By comparison, our Gospel lesson for today presents Jesus as making the exact opposite choice. He intentionally left a “thriving” ministry of healing in Capernaum. In fact, Peter and the others “hunted him down”—most likely because they wanted him to come back with them and astound more of the crowds.[4] Maybe they could even rent a stadium to get more people in!

But Jesus responded in a very strange way. He said, “Let us go on to the neighboring towns, so that I may proclaim the message there also; for that is what I came out to do” (Mk. 1:38). In effect, instead of staying in Capernaum where he already had a receptive audience, he chose to leave the crowds behind to preach his gospel message elsewhere![5] It makes me wonder what we’re missing about the importance of proclaiming the gospel message.

It would seem that Jesus viewed proclamation of the good news as something so vital that he would leave behind crowds clamoring for healing. Why would he do that? Perhaps it is because Jesus saw himself as the messenger of “the gospel of God” (Mk. 1:14), the good news that the healing and liberating kingdom of God is present and working to restore all those who are struggling in this world.[6] In our day, that doesn’t count for much. We place a value on actions rather than words.

But the words Jesus was speaking were no ordinary words. It would seem that he viewed the gospel message as “the word which frees captives and brings the nations to peace.”[7] The preaching of the gospel was his primary means of launching God’s kingdom of freedom and compassionate justice for all!

Contrary to what we might think, it is the proclamation of the good news of the kingdom of God that actually creates the freedom and healing that are the hallmarks of that kingdom.[8] It is in the speaking of the word, the proclaiming of the good news, the preaching of the gospel, that the hopes for freedom, new life, compassionate justice, and peace begin to take hold in this world.[9]

If that is true, it means that we have an important task to fulfill. The good news has not been fully proclaimed. There are many who have no idea that God is interested in their welfare, that God is working to set all things right and to renew and restore all the brokenness in this world, that God intends to set us all free from everything that binds us. As was true in Jesus’ day, so also in ours, God establishes the kingdom of compassionate justice and loving freedom among us to the extent that we obey the Spirit’s call to speak the gospel message.[10]

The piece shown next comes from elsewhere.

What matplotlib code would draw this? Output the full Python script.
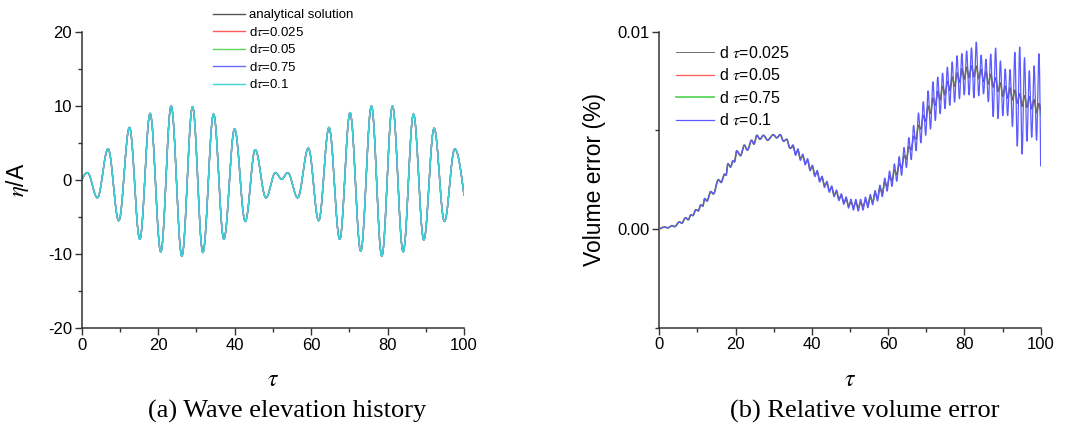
import numpy as np
import matplotlib
matplotlib.use("Agg")
import matplotlib.pyplot as plt
from matplotlib.ticker import MultipleLocator, FixedLocator, FormatStrFormatter

plt.rcParams['font.family'] = ['Liberation Sans', 'DejaVu Sans']
plt.rcParams['mathtext.fontset'] = 'stix'
plt.rcParams['axes.unicode_minus'] = False

# ---- (a) wave elevation: extrema (tau, eta/A)
wave_t = [0.0, 1.5, 4.1, 6.9, 9.7, 12.5, 15.2, 17.9, 20.7, 23.4, 26.2, 29.0, 31.7,
          34.5, 37.2, 40.0, 42.8, 45.4, 48.2, 50.7, 52.3, 53.9, 56.5, 59.3, 62.0,
          64.7, 67.5, 70.2, 73.0, 75.8, 78.5, 81.3, 84.1, 86.8, 89.5, 92.2, 94.9,
          97.6, 100.0]
wave_v = [0.0, 1.0, -2.4, 4.2, -5.5, 7.1, -8.0, 9.0, -9.7, 10.0, -10.3, 9.9, -9.8,
          8.9, -8.0, 6.9, -5.6, 4.1, -2.4, 1.0, 0.1, 1.0, -2.4, 4.3, -5.5,
          7.1, -8.0, 9.1, -9.6, 10.0, -10.3, 10.0, -9.7, 8.9, -8.1, 7.0, -5.6,
          4.2, -2.0]
wave_labels = ['analytical solution', r'd$\tau$=0.025', r'd$\tau$=0.05',
               r'd$\tau$=0.75', r'd$\tau$=0.1']
wave_colors = ['#555555', '#ff5a5a', '#5ad85a', '#6a6aff', '#3fd6d6']

# ---- (b) volume error, units of 1e-3 %
# early part (all step sizes overlap)
early_t = [0.0, 1.5, 2.2, 3.3, 4.0, 5.3, 5.9, 6.9, 7.6, 8.3, 8.8, 9.6, 10.2, 10.9,
           11.4, 11.9, 12.5, 13.5, 14.2, 15.5, 16.2, 17.1, 17.5, 18.0, 18.7, 19.3,
           19.7, 20.3, 21.3, 22.3, 23.1, 24.2, 24.8, 25.6, 26.4, 27.3, 28.4, 29.9,
           30.8, 31.7, 32.6, 33.4, 34.3]
early_v = [0.00, 0.10, 0.06, 0.17, 0.12, 0.36, 0.30, 0.57, 0.47, 0.72, 0.68, 0.98,
           0.92, 1.22, 1.16, 1.54, 1.42, 1.90, 1.78, 2.50, 2.36, 2.78, 2.72, 3.31,
           3.14, 3.45, 3.40, 3.96, 3.72, 4.25, 4.00, 4.50, 4.30, 4.75, 4.55, 4.75,
           4.50, 4.78, 4.62, 4.78, 4.45, 4.55, 4.09]
# later part: oscillation peaks and the troughs between them
peak_t = [35.10, 36.36, 37.63, 38.89, 40.15, 41.42, 42.68, 43.95, 45.21, 46.47,
          47.74, 49.00, 50.26, 51.53, 52.79, 54.06, 55.32, 56.58, 57.85, 59.11,
          60.37, 61.64, 62.90, 64.17, 65.43, 66.69, 67.96, 69.22, 70.48, 71.75,
          73.01, 74.28, 75.54, 76.80, 78.07, 79.33, 80.59, 81.86, 83.12, 84.39,
          85.65, 86.91, 88.18, 89.44, 90.70, 91.97, 93.23, 94.50, 95.76, 97.02,
          98.29, 99.55]
blue_peak = [4.27, 4.07, 3.80, 3.57, 3.24, 2.97, 2.68, 2.42, 2.19, 1.98,
             1.79, 1.63, 1.51, 1.50, 1.51, 1.62, 1.75, 1.95, 2.22, 2.58,
             2.94, 3.30, 3.67, 4.13, 4.63, 5.25, 5.88, 6.45, 7.00, 7.46,
             7.70, 7.90, 8.20, 8.47, 8.78, 8.89, 9.02, 9.18, 9.47, 8.81,
             8.60, 8.86, 9.17, 8.52, 8.11, 8.08, 8.95, 9.22, 8.68, 8.02,
             8.27, 8.88]
blue_trough = [3.73, 3.48, 3.25, 2.95, 2.66, 2.38, 2.11, 1.86, 1.64, 1.44,
               1.25, 1.06, 0.96, 0.91, 0.96, 1.08, 1.23, 1.42, 1.64, 1.92,
               2.16, 2.42, 2.72, 3.12, 3.52, 3.97, 4.37, 4.75, 5.07, 5.50,
               5.85, 6.10, 6.27, 6.43, 6.60, 6.80, 6.80, 6.65, 6.75, 6.85,
               6.45, 5.70, 5.60, 5.75, 5.75, 5.20, 4.20, 3.80, 4.45, 4.65,
               4.50]
blue_end = 3.2
fine_peak = [4.17, 3.97, 3.70, 3.47, 3.14, 2.87, 2.58, 2.32, 2.09, 1.88,
             1.69, 1.51, 1.37, 1.34, 1.33, 1.44, 1.62, 1.82, 2.07, 2.38,
             2.69, 3.00, 3.32, 3.73, 4.18, 4.70, 5.25, 5.75, 6.23, 6.64,
             6.98, 7.23, 7.48, 7.70, 7.91, 8.12, 8.20, 8.26, 8.25, 8.09,
             7.98, 7.84, 7.65, 7.40, 7.24, 7.16, 7.03, 6.85, 6.76, 6.70,
             6.55, 6.36]
fine_trough = [3.83, 3.58, 3.35, 3.05, 2.76, 2.48, 2.21, 1.96, 1.74, 1.54,
               1.36, 1.19, 1.11, 1.08, 1.14, 1.24, 1.37, 1.57, 1.83, 2.14,
               2.44, 2.75, 3.10, 3.55, 4.02, 4.57, 5.07, 5.47, 5.87, 6.27,
               6.54, 6.80, 7.02, 7.25, 7.45, 7.60, 7.67, 7.72, 7.62, 7.47,
               7.35, 7.20, 6.97, 6.72, 6.64, 6.55, 6.38, 6.22, 6.17, 6.10,
               5.90]
fine_end = {'d025': 6.0, 'd05': 6.03, 'd075': 5.8}
err_labels = [r'd $\tau$=0.025', r'd $\tau$=0.05', r'd $\tau$=0.75', r'd $\tau$=0.1']
err_colors = ['#555555', '#ff5a5a', '#5ad85a', '#5b5bff']


def smooth(tp, vp, n=30):
    # joins the read extrema with cosine arcs
    tt, vv = [], []
    last = len(tp) - 2
    for i in range(len(tp) - 1):
        s = np.linspace(0, 1, n, endpoint=False)
        if i == 0:
            w = np.sin(np.pi * s / 2)
        elif i == last:
            w = 1 - np.cos(np.pi * s / 2)
        else:
            w = (1 - np.cos(np.pi * s)) / 2
        tt.append(tp[i] + (tp[i + 1] - tp[i]) * s)
        vv.append(vp[i] + (vp[i + 1] - vp[i]) * w)
    tt.append([tp[-1]])
    vv.append([vp[-1]])
    return np.concatenate(tt), np.concatenate(vv)


def series(peaks, troughs, end):
    tp = list(early_t)
    vp = list(early_v)
    for k in range(len(peak_t)):
        tp.append(peak_t[k])
        vp.append(peaks[k])
        if k < len(troughs):
            tp.append((peak_t[k] + peak_t[k + 1]) / 2)
            vp.append(troughs[k])
    tp.append(100.0)
    vp.append(end)
    t, v = smooth(tp, vp)
    return t, v * 1e-3


fig = plt.figure(figsize=(10.82, 4.3), dpi=100)
ax1 = fig.add_axes([0.0755, 0.2372, 0.3533, 0.6884])
ax2 = fig.add_axes([0.6093, 0.2379, 0.3525, 0.6884])

for ax in (ax1, ax2):
    for sp in ('top', 'right'):
        ax.spines[sp].set_visible(False)
    for sp in ('left', 'bottom'):
        ax.spines[sp].set_linewidth(1.1)
        ax.spines[sp].set_color('#333333')
    ax.tick_params(which='major', direction='out', length=5, width=1.0,
                   color='#333333', labelsize=12, pad=2)
    ax.tick_params(which='minor', direction='out', length=3, width=1.0,
                   color='#333333')
    ax.set_xlim(0, 100)
    ax.xaxis.set_major_locator(MultipleLocator(20))
    ax.xaxis.set_minor_locator(MultipleLocator(10))
    ax.set_xlabel(r'$\tau$', fontsize=17, labelpad=12)

# (a)
wt, wv = smooth(wave_t, wave_v)
for lab, col in zip(wave_labels, wave_colors):
    ax1.plot(wt, wv, color=col, lw=1.0, label=lab)
ax1.set_ylim(-20, 20)
ax1.yaxis.set_major_locator(MultipleLocator(10))
ax1.yaxis.set_minor_locator(MultipleLocator(5))
ax1.set_ylabel(r'$\eta$/A', fontsize=16.5, labelpad=12)
ax1.legend(loc='upper left', bbox_to_anchor=(213 / 1082, 1 - 9 / 430),
           bbox_transform=fig.transFigure, frameon=False, fontsize=9.5,
           handlelength=2.4, handletextpad=0.3, labelspacing=0.34,
           borderpad=0, borderaxespad=0)

# (b)
tb, vb = series(blue_peak, blue_trough, blue_end)
t1, v1 = series(fine_peak, fine_trough, fine_end['d025'])
t2, v2 = series(fine_peak, fine_trough, fine_end['d05'])
t3, v3 = series(fine_peak, fine_trough, fine_end['d075'])
l3, = ax2.plot(t3, v3, color=err_colors[2], lw=1.3, zorder=2)
l2, = ax2.plot(t2, v2, color=err_colors[1], lw=0.9, zorder=3)
l1, = ax2.plot(t1, v1, color=err_colors[0], lw=0.6, zorder=4)
lb, = ax2.plot(tb, vb, color=err_colors[3], lw=0.9, zorder=5)
ax2.set_ylim(-0.005, 0.01)
ax2.yaxis.set_major_locator(FixedLocator([0.0, 0.01]))
ax2.yaxis.set_minor_locator(FixedLocator([-0.005, 0.005]))
ax2.yaxis.set_major_formatter(FormatStrFormatter('%.2f'))
ax2.set_ylabel('Volume error (%)', fontsize=16.5, labelpad=8)
ax2.legend([l1, l2, l3, lb], err_labels, loc='upper left',
           bbox_to_anchor=(676 / 1082, 1 - 45 / 430),
           bbox_transform=fig.transFigure, frameon=False, fontsize=11.5,
           handlelength=2.4, handletextpad=0.3, labelspacing=0.4,
           borderpad=0, borderaxespad=0)

fig.text(287 / 1082, 1 - 411 / 430, '(a) Wave elevation history',
         family='Liberation Serif', fontsize=19, ha='center', va='center')
fig.text(865 / 1082, 1 - 411 / 430, '(b) Relative volume error',
         family='Liberation Serif', fontsize=19, ha='center', va='center')

fig.savefig('out.png', dpi=100)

This doesn’t mean we should abandon all our efforts for social justice. What it means is that we should carry them out with a view toward following Jesus’ lead in making the good news of the kingdom of God the focus of all that we do. There are no formulas for speaking this word; it can be as simple as telling someone about reading The Shack and about how it depicts God as being “especially fond” of everyone. For me it is a matter of putting on my business card the verse, “Now I am making everything new.” It’s not a matter of returning to simplistic assumptions and pure proselytism; it’s not about using shame, guilt and fear to manipulate people. It’s a matter of simply confessing our convictions, our experiences, and our understandings—with generous helpings of humility. It may seem entirely foolish to think that such a thing could have any impact on those around us. But the truth is that one of the most powerful things we can to do to effect the freedom and peace of God’s kingdom is to simply speak out of our experience of living the Christian faith.



[1] © 2009 Alan Brehm. A sermon preached by Rev. Dr. Alan Brehm on 2/8/09 at First Presbyterian Church, Dickinson, TX and at A Community of the Servant-Savior Presbyterian Church, Houston, TX.

[2] Cf. William J. Abraham, “A Theology of Evangelism : The Heart of the Matter” Interpretation 48 no 2 (April 1994) 120: “Evangelism has been reduced to forms of social action among liberals and to manipulative schemes of conversion among conservatives.”

[3] Indeed, Karl Barth, in Church Dogmatics 4.3.2, 576, says that confessing our faith is our raison d’etre!

[4] David E. Garland, Mark NIVApplication Commentary, 73.

[5] Garland, Mark, 74, says, “Jesus will not be distracted from his divine purpose, even by success.”

[6] Jürgen Moltmann, The Church in the Power of the Spirit, 217: “the messianic messenger of good tidings … will speak ‘the word’ which, in the power of God’s Spirit, will open up the new era and the new creation.” Cf. also Jürgen Moltmann, The Way of Jesus Christ, 104-105, 107-108; cf. also Jürgen Moltmann, The Trinity and the Kingdom, 69.

[7] Moltmann, Church in the Power, 217.

[8] Moltmann, Church in the Power, 216.

[9] Cf. Moltmann, Church in the Power, 220; cf. also ibid., 77: the gospel “is not a statement about some remote future; it is the dawn of that future in the word.”

[10] Moltmann, Church in the Power, 190-91.